Pictures are not part of the copy. Give again exactly the lines from the one with "Rebuild this chart" to the one with "plt.rcParams['font.family'] = ['Liberation", inclusive.

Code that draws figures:
((

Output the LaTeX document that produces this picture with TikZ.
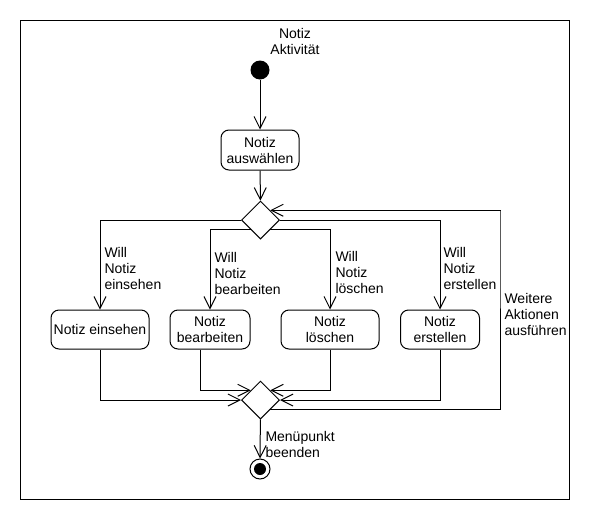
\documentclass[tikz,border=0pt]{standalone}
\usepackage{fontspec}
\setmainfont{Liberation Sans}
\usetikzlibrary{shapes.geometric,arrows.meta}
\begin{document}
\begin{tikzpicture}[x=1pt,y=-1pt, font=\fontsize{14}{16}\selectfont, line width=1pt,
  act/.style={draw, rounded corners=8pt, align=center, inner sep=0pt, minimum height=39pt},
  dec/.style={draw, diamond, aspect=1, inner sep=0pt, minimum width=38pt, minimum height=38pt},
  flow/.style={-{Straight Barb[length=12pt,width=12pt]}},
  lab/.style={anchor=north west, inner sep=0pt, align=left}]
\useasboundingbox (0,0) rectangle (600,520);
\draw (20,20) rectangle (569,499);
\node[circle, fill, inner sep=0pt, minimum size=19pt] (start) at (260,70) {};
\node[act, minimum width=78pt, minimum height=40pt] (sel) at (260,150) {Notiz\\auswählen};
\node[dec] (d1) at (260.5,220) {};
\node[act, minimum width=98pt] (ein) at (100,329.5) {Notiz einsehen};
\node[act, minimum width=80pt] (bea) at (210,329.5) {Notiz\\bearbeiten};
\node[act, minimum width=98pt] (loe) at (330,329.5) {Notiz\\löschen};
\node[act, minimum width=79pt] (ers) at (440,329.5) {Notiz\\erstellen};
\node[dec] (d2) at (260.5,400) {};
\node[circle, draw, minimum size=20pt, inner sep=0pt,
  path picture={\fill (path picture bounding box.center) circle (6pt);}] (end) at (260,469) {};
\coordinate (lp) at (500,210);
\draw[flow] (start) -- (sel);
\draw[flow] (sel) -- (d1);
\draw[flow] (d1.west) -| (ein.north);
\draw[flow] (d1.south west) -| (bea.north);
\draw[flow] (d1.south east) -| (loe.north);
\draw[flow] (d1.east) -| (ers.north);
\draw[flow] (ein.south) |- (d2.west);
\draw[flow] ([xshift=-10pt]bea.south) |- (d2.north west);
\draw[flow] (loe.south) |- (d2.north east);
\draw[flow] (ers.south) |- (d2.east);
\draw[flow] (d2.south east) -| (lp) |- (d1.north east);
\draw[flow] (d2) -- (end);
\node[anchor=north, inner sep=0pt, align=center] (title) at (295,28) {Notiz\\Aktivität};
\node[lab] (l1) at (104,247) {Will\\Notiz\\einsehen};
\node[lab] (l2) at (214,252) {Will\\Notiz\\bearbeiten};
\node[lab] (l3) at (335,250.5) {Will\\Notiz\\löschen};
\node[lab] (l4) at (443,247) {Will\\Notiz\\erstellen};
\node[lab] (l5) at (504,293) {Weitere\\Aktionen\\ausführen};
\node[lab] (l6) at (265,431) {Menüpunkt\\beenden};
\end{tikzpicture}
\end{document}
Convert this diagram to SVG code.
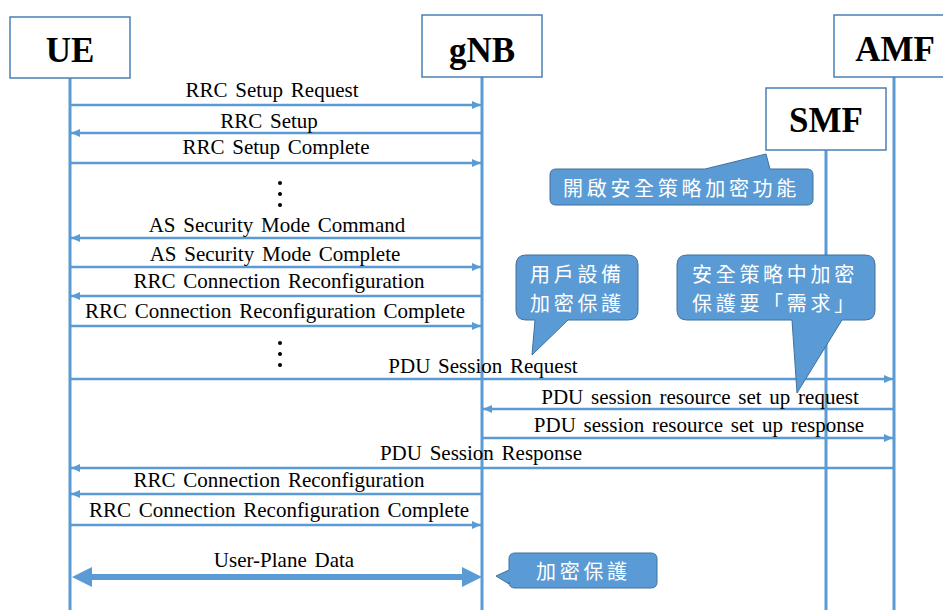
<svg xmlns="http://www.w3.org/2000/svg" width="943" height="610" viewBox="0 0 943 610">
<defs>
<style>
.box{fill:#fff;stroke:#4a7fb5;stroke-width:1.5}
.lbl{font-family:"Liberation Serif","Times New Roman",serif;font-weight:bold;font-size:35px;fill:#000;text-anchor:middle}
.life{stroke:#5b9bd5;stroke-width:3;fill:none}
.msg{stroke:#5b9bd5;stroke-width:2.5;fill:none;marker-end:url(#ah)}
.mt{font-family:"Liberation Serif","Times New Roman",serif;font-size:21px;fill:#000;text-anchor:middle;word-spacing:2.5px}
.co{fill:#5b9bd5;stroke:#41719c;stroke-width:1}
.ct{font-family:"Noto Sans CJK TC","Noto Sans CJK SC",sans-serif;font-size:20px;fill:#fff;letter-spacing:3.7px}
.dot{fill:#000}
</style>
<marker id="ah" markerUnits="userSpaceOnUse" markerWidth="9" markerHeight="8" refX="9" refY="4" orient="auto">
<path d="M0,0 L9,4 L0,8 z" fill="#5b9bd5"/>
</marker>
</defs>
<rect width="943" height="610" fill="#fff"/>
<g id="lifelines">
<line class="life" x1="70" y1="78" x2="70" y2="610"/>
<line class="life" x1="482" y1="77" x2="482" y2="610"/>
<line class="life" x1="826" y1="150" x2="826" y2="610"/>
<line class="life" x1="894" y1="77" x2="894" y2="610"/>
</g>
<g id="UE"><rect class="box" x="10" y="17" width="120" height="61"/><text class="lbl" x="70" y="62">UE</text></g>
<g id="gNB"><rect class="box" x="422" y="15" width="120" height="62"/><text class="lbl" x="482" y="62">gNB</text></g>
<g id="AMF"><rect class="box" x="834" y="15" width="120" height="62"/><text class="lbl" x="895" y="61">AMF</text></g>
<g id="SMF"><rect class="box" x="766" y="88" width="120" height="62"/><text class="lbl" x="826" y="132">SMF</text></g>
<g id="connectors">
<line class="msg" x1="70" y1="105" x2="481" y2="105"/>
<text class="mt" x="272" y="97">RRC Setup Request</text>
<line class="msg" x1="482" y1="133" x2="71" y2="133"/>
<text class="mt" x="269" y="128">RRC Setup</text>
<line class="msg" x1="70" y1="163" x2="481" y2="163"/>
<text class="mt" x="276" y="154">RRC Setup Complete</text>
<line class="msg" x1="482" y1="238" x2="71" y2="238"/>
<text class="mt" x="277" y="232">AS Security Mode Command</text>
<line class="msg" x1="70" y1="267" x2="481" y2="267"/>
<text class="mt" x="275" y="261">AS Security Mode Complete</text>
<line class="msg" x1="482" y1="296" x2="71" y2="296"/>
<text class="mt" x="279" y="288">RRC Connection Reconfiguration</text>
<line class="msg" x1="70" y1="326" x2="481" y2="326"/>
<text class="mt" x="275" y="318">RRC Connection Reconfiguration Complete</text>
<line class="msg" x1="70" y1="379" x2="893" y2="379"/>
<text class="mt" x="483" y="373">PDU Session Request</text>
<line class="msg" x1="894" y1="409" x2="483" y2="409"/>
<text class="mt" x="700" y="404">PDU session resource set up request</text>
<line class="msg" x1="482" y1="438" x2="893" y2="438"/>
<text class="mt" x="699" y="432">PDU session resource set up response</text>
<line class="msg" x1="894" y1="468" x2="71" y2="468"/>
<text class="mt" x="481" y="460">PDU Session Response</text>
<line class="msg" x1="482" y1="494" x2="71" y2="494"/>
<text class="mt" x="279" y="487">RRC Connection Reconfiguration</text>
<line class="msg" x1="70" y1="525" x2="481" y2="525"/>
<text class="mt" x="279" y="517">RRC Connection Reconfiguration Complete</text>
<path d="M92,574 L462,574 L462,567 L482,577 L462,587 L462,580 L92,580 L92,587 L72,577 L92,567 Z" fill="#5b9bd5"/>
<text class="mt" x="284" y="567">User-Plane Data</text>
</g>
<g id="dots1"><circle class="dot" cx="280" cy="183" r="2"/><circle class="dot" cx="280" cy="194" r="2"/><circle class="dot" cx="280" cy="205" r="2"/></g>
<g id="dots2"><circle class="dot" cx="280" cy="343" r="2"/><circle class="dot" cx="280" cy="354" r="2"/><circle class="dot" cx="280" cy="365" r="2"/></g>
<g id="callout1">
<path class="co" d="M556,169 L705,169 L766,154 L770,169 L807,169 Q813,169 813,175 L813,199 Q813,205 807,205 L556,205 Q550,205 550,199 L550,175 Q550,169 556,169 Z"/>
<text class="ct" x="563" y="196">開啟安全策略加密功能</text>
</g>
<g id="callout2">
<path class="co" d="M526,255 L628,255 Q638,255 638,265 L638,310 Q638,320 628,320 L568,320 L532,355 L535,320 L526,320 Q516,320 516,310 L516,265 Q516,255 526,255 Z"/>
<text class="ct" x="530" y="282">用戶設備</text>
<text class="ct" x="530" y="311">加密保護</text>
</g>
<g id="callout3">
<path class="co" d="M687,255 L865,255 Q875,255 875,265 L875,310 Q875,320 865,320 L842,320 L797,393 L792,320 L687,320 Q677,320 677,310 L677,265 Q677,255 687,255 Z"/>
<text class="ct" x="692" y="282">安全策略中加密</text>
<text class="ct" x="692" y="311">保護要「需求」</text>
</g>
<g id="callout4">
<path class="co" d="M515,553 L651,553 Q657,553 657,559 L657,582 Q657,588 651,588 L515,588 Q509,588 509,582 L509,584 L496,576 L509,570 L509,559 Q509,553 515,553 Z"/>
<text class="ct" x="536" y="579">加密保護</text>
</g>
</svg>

))
((

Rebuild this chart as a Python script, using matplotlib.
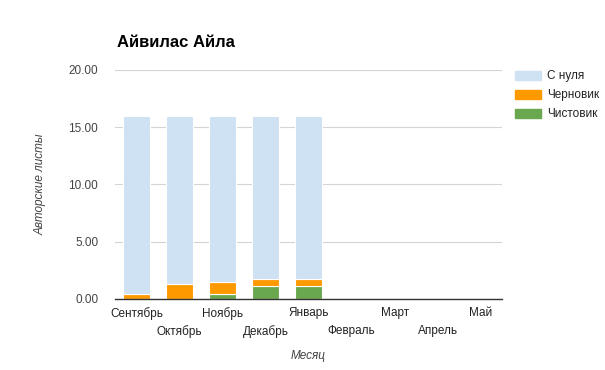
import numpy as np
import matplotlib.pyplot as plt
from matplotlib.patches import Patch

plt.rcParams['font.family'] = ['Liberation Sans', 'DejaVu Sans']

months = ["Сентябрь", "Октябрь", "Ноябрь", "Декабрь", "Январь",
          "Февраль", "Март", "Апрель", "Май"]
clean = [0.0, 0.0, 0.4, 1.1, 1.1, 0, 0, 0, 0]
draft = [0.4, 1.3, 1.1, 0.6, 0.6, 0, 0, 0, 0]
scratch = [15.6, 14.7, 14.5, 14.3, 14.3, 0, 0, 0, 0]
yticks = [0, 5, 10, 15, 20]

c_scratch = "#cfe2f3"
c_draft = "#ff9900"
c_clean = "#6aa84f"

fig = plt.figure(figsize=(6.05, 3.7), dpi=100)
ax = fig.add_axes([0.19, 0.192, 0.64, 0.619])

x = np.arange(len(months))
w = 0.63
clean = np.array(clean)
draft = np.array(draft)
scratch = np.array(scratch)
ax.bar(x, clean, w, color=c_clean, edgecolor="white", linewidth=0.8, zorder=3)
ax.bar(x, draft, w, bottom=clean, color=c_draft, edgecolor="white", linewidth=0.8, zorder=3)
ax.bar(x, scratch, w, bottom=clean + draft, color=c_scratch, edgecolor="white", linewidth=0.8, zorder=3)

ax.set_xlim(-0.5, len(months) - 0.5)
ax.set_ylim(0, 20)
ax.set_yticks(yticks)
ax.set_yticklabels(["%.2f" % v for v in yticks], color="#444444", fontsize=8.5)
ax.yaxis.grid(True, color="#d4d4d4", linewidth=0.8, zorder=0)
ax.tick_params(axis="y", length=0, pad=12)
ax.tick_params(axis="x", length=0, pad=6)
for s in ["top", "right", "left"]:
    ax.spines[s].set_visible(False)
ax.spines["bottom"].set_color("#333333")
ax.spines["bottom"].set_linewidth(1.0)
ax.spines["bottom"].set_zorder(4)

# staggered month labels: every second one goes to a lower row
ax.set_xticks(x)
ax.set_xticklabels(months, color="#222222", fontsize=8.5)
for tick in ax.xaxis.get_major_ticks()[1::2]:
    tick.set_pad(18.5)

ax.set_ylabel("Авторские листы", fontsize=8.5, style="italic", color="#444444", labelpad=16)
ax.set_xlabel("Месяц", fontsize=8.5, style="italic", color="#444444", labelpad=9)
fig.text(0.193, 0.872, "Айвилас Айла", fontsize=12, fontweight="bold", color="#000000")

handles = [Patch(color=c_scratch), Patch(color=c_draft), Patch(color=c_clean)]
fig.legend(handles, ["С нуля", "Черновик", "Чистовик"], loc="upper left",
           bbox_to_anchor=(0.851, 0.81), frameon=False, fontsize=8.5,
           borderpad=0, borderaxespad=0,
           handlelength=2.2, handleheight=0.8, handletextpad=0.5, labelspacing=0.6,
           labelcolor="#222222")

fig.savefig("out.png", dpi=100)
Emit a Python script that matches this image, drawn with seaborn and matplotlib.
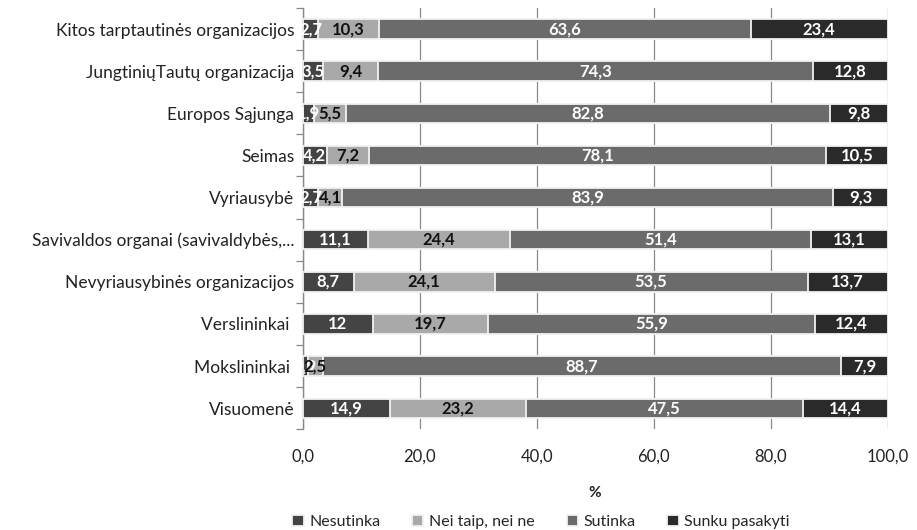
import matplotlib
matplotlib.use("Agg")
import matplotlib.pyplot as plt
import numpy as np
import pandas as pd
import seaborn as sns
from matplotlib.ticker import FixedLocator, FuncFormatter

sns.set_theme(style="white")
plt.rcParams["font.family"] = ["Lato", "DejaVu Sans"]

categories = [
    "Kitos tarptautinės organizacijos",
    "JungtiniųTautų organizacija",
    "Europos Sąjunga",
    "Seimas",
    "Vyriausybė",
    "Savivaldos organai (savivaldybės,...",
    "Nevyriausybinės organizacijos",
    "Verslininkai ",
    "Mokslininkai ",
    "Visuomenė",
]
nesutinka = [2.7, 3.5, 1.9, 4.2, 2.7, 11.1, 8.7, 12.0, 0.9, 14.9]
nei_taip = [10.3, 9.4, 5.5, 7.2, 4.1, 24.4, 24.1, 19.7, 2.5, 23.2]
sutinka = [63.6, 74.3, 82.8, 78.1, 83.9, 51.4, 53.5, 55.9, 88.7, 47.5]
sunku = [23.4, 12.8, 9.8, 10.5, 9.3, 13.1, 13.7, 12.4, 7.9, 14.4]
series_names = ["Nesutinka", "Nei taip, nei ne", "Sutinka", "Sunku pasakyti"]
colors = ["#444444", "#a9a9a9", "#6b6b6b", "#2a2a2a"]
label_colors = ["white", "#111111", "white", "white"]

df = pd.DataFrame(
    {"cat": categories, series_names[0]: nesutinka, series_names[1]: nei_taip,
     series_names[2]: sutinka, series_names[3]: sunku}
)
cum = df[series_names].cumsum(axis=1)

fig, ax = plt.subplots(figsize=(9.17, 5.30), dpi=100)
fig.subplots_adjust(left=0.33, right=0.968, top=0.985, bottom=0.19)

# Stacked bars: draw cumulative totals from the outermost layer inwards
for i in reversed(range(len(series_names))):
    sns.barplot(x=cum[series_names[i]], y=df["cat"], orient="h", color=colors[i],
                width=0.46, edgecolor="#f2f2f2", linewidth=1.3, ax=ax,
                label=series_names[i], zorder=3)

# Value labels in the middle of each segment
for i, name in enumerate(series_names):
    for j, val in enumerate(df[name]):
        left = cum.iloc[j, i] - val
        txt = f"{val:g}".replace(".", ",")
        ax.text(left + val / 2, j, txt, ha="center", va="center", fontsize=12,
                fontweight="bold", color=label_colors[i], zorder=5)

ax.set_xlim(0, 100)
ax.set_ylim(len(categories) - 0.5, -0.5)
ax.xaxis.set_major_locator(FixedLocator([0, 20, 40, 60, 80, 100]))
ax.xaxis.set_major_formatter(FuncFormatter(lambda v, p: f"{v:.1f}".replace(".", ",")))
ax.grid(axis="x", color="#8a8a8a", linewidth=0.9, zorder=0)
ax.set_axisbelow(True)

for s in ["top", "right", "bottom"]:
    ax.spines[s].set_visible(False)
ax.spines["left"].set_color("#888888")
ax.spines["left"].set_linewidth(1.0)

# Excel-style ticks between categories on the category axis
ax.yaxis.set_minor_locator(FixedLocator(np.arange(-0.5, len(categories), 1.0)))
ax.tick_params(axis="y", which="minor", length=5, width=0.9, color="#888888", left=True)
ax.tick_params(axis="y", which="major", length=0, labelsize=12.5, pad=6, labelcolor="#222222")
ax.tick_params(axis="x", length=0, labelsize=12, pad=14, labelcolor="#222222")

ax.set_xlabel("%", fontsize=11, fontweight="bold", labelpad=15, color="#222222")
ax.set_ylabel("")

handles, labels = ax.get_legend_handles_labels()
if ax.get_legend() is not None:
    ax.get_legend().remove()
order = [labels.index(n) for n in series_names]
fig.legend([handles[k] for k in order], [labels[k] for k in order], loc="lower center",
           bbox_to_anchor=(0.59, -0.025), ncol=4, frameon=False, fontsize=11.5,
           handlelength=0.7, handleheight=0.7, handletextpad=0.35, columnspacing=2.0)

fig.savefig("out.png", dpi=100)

))
((

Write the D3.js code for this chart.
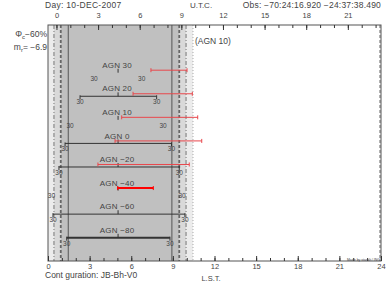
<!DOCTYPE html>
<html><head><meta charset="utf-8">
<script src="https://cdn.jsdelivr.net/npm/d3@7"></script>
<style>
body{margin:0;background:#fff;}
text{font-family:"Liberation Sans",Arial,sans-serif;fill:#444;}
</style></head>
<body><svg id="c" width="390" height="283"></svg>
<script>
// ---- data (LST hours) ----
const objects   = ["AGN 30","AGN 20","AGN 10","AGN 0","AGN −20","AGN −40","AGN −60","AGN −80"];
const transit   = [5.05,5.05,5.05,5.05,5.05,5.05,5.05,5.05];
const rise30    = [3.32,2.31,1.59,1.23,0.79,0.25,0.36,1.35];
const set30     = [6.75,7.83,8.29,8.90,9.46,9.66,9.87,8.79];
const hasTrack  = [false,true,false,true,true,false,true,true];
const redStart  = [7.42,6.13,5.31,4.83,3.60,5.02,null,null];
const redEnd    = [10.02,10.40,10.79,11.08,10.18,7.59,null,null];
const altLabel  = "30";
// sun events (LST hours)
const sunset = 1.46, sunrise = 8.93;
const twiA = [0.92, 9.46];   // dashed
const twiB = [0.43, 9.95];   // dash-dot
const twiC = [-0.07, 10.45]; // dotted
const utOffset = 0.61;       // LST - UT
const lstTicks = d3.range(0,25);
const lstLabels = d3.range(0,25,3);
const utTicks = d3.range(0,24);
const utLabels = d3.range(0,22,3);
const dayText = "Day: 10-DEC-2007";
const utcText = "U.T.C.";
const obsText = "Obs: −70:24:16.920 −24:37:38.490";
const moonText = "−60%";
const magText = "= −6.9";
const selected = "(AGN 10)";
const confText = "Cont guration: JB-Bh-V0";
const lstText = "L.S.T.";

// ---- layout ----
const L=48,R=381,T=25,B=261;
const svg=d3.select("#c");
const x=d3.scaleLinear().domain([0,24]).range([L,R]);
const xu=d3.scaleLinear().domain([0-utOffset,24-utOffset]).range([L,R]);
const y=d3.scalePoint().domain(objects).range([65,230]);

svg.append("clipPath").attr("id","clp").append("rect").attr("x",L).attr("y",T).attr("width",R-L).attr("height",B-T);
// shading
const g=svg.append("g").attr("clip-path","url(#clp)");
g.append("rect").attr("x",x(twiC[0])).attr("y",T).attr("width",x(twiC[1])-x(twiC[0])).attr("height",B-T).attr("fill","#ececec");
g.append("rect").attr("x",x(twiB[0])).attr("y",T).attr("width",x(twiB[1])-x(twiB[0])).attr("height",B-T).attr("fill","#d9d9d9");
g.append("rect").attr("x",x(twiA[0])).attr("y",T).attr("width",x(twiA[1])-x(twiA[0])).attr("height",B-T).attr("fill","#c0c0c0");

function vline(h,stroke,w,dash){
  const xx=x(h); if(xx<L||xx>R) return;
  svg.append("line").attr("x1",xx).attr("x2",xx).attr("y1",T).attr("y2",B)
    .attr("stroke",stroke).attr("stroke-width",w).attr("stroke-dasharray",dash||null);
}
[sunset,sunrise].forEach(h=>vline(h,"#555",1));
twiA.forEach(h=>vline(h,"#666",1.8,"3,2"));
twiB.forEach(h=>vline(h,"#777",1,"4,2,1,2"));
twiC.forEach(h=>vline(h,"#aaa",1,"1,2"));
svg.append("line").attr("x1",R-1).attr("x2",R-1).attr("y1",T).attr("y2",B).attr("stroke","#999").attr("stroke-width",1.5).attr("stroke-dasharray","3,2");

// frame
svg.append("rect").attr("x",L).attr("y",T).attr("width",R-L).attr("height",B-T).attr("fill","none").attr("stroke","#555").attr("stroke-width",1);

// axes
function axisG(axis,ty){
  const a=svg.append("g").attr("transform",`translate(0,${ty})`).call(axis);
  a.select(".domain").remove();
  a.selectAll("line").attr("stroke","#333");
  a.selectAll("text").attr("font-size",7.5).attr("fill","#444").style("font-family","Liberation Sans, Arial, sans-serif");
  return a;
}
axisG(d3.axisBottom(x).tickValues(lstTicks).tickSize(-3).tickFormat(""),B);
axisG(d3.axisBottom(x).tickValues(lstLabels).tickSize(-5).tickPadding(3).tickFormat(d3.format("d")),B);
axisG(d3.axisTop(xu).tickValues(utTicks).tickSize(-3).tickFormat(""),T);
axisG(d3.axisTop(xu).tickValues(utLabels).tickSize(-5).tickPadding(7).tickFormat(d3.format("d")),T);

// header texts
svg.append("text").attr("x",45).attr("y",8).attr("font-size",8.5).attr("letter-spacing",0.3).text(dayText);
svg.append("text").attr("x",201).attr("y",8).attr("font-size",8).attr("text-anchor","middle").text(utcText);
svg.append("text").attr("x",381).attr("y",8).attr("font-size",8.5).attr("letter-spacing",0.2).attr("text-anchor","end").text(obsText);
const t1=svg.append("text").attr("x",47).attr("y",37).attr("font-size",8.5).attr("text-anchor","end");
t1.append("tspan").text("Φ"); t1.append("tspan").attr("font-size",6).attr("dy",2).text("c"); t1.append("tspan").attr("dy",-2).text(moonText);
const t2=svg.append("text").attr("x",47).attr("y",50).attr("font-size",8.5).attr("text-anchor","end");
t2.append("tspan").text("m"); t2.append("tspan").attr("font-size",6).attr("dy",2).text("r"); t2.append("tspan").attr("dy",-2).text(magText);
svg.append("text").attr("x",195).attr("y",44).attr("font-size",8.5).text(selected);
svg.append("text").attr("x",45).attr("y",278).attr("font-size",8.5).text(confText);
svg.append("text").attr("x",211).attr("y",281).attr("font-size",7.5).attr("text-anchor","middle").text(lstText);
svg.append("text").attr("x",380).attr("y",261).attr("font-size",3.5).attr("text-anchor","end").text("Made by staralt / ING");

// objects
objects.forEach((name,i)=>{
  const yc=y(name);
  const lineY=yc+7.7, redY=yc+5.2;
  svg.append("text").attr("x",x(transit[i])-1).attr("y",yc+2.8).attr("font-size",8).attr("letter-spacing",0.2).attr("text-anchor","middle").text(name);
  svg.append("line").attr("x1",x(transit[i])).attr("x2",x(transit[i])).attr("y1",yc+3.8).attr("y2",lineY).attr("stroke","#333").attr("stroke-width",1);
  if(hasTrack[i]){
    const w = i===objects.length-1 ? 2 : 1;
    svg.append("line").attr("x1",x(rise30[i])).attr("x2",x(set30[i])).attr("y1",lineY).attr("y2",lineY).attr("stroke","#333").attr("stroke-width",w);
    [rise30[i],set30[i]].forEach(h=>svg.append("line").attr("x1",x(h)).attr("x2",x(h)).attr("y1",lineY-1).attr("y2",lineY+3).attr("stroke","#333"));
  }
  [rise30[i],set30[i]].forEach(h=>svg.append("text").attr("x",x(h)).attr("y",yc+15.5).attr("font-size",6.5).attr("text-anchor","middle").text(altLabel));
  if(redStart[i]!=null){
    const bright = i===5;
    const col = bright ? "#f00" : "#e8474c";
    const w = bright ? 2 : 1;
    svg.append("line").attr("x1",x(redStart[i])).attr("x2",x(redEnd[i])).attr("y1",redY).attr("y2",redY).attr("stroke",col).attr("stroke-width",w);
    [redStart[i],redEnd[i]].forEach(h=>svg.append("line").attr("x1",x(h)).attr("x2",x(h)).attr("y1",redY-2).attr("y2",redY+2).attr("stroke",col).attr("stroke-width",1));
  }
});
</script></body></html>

))

- _FINISHED ANSWER_:
Rebuild this chart as a Python script, using matplotlib.
import numpy as np
import matplotlib.pyplot as plt
from matplotlib.patches import Patch

plt.rcParams['font.family'] = ['Liberation Sans', 'DejaVu Sans']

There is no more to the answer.